### To do
Write out again, word for word, the lines below from the line that holds "Rebuild this chart" through the line that holds "marker='o', ms=16, mfc='none', mec=col, mew=2.0, label=lab)", omitting pictures.

** BEGIN **

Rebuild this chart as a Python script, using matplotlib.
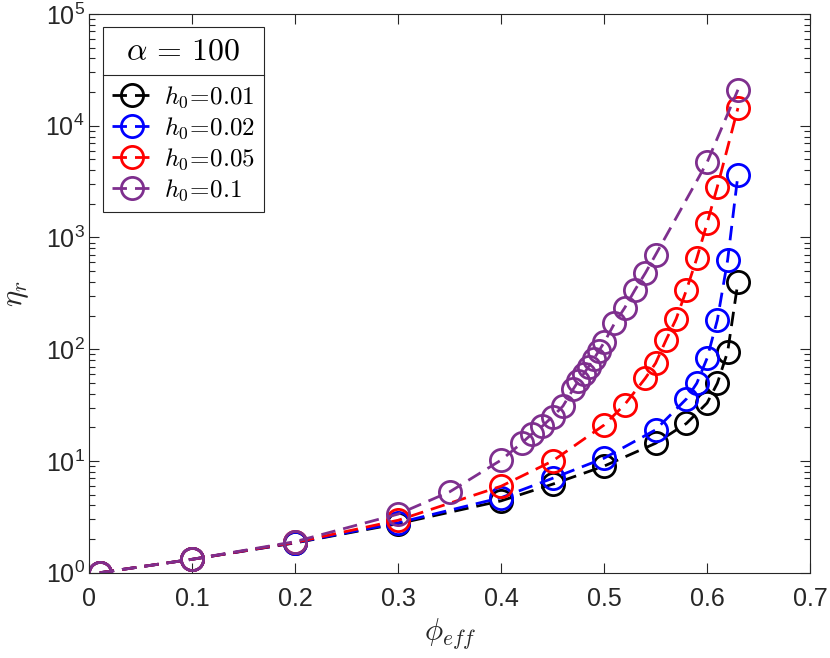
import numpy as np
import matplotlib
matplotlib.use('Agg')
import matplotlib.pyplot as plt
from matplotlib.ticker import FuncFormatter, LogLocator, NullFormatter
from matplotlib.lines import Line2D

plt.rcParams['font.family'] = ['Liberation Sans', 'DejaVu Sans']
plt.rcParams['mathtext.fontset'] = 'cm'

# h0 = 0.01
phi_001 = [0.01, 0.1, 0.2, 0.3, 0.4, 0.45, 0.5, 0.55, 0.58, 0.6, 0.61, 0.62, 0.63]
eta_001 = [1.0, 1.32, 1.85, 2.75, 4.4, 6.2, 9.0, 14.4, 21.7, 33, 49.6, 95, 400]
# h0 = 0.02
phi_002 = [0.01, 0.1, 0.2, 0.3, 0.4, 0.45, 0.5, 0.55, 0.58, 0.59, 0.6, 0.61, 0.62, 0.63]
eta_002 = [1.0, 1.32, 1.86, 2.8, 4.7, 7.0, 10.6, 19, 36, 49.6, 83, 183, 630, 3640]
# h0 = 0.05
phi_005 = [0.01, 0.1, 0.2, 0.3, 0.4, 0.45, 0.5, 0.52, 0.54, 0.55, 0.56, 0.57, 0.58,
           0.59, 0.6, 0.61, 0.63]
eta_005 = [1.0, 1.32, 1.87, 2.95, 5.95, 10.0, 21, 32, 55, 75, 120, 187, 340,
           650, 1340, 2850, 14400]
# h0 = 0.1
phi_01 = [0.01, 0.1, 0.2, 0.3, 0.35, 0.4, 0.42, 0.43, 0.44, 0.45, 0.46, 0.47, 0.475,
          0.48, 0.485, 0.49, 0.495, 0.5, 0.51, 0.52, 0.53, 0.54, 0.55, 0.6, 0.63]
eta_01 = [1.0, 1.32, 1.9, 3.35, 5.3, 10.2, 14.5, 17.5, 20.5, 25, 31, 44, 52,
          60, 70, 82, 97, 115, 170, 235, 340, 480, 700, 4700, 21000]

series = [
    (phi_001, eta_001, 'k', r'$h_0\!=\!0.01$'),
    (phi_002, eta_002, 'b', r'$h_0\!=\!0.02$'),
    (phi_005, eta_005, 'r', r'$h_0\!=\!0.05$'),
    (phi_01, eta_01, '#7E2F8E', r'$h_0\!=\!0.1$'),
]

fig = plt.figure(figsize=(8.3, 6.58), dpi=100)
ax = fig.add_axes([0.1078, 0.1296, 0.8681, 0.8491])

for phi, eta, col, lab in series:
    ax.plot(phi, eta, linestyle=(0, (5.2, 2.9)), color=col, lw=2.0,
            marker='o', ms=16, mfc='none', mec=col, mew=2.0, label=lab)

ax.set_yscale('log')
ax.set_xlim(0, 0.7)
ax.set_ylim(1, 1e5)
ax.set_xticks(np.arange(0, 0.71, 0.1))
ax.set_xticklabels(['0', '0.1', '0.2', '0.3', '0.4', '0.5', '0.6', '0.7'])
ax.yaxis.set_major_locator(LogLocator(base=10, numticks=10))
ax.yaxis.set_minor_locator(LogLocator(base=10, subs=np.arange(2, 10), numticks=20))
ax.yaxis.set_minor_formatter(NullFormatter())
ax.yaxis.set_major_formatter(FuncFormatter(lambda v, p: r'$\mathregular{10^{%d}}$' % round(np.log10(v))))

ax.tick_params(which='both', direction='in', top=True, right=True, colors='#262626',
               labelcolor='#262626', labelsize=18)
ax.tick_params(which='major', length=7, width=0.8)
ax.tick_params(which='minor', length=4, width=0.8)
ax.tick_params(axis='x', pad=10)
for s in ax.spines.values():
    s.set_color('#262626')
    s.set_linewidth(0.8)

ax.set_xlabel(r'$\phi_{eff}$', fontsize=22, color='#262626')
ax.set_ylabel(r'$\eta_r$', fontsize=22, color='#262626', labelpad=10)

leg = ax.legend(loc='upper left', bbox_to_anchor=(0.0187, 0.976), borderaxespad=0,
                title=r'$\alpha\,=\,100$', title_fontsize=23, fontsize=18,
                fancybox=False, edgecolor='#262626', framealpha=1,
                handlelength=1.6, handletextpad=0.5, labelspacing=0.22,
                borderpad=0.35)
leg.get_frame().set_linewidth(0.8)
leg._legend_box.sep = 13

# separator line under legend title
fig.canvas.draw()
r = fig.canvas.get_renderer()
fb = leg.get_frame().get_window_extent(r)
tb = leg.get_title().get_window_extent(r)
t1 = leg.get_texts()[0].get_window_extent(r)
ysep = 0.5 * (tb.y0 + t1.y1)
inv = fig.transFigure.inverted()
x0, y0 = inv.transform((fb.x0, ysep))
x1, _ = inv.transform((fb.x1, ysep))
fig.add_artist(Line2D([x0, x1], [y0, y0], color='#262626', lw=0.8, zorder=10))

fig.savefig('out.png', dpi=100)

** END **
** BEGIN **

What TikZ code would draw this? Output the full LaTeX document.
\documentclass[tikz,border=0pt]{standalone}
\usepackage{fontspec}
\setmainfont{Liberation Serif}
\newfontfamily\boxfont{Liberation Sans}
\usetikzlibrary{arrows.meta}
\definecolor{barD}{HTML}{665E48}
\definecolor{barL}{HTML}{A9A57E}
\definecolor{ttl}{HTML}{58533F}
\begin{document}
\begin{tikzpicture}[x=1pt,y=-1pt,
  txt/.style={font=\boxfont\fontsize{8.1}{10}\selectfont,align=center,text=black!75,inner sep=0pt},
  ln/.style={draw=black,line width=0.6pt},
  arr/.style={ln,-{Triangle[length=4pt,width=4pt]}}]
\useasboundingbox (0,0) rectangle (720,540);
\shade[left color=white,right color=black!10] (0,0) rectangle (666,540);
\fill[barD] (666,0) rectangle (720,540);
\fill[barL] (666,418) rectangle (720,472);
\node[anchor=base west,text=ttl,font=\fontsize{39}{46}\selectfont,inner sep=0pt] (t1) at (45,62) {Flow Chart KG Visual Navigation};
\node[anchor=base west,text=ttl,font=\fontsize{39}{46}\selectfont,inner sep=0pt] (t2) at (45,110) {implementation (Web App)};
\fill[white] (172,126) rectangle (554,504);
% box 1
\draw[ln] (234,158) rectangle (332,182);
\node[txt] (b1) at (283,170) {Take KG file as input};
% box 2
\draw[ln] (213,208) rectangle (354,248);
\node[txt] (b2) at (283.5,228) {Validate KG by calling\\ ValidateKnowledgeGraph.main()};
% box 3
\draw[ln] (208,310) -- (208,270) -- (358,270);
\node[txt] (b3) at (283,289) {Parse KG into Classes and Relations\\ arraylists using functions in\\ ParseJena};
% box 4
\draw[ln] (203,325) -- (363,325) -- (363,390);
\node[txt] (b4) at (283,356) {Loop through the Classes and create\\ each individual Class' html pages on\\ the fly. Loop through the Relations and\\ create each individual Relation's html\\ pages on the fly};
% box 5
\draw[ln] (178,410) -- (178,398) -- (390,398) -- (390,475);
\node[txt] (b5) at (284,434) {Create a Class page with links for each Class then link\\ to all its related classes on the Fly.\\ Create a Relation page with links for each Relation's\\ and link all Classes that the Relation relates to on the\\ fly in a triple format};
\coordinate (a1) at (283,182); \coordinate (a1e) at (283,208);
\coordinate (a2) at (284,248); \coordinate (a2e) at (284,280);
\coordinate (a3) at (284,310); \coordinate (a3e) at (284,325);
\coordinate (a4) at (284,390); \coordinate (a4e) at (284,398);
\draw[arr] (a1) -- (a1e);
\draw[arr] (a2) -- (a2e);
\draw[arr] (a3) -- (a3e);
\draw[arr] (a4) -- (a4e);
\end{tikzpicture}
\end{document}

** END **

### Result of the task
Rebuild this chart as a Python script, using matplotlib.
import numpy as np
import matplotlib
matplotlib.use('Agg')
import matplotlib.pyplot as plt
from matplotlib.ticker import FuncFormatter, LogLocator, NullFormatter
from matplotlib.lines import Line2D

plt.rcParams['font.family'] = ['Liberation Sans', 'DejaVu Sans']
plt.rcParams['mathtext.fontset'] = 'cm'

# h0 = 0.01
phi_001 = [0.01, 0.1, 0.2, 0.3, 0.4, 0.45, 0.5, 0.55, 0.58, 0.6, 0.61, 0.62, 0.63]
eta_001 = [1.0, 1.32, 1.85, 2.75, 4.4, 6.2, 9.0, 14.4, 21.7, 33, 49.6, 95, 400]
# h0 = 0.02
phi_002 = [0.01, 0.1, 0.2, 0.3, 0.4, 0.45, 0.5, 0.55, 0.58, 0.59, 0.6, 0.61, 0.62, 0.63]
eta_002 = [1.0, 1.32, 1.86, 2.8, 4.7, 7.0, 10.6, 19, 36, 49.6, 83, 183, 630, 3640]
# h0 = 0.05
phi_005 = [0.01, 0.1, 0.2, 0.3, 0.4, 0.45, 0.5, 0.52, 0.54, 0.55, 0.56, 0.57, 0.58,
           0.59, 0.6, 0.61, 0.63]
eta_005 = [1.0, 1.32, 1.87, 2.95, 5.95, 10.0, 21, 32, 55, 75, 120, 187, 340,
           650, 1340, 2850, 14400]
# h0 = 0.1
phi_01 = [0.01, 0.1, 0.2, 0.3, 0.35, 0.4, 0.42, 0.43, 0.44, 0.45, 0.46, 0.47, 0.475,
          0.48, 0.485, 0.49, 0.495, 0.5, 0.51, 0.52, 0.53, 0.54, 0.55, 0.6, 0.63]
eta_01 = [1.0, 1.32, 1.9, 3.35, 5.3, 10.2, 14.5, 17.5, 20.5, 25, 31, 44, 52,
          60, 70, 82, 97, 115, 170, 235, 340, 480, 700, 4700, 21000]

series = [
    (phi_001, eta_001, 'k', r'$h_0\!=\!0.01$'),
    (phi_002, eta_002, 'b', r'$h_0\!=\!0.02$'),
    (phi_005, eta_005, 'r', r'$h_0\!=\!0.05$'),
    (phi_01, eta_01, '#7E2F8E', r'$h_0\!=\!0.1$'),
]

fig = plt.figure(figsize=(8.3, 6.58), dpi=100)
ax = fig.add_axes([0.1078, 0.1296, 0.8681, 0.8491])

for phi, eta, col, lab in series:
    ax.plot(phi, eta, linestyle=(0, (5.2, 2.9)), color=col, lw=2.0,
            marker='o', ms=16, mfc='none', mec=col, mew=2.0, label=lab)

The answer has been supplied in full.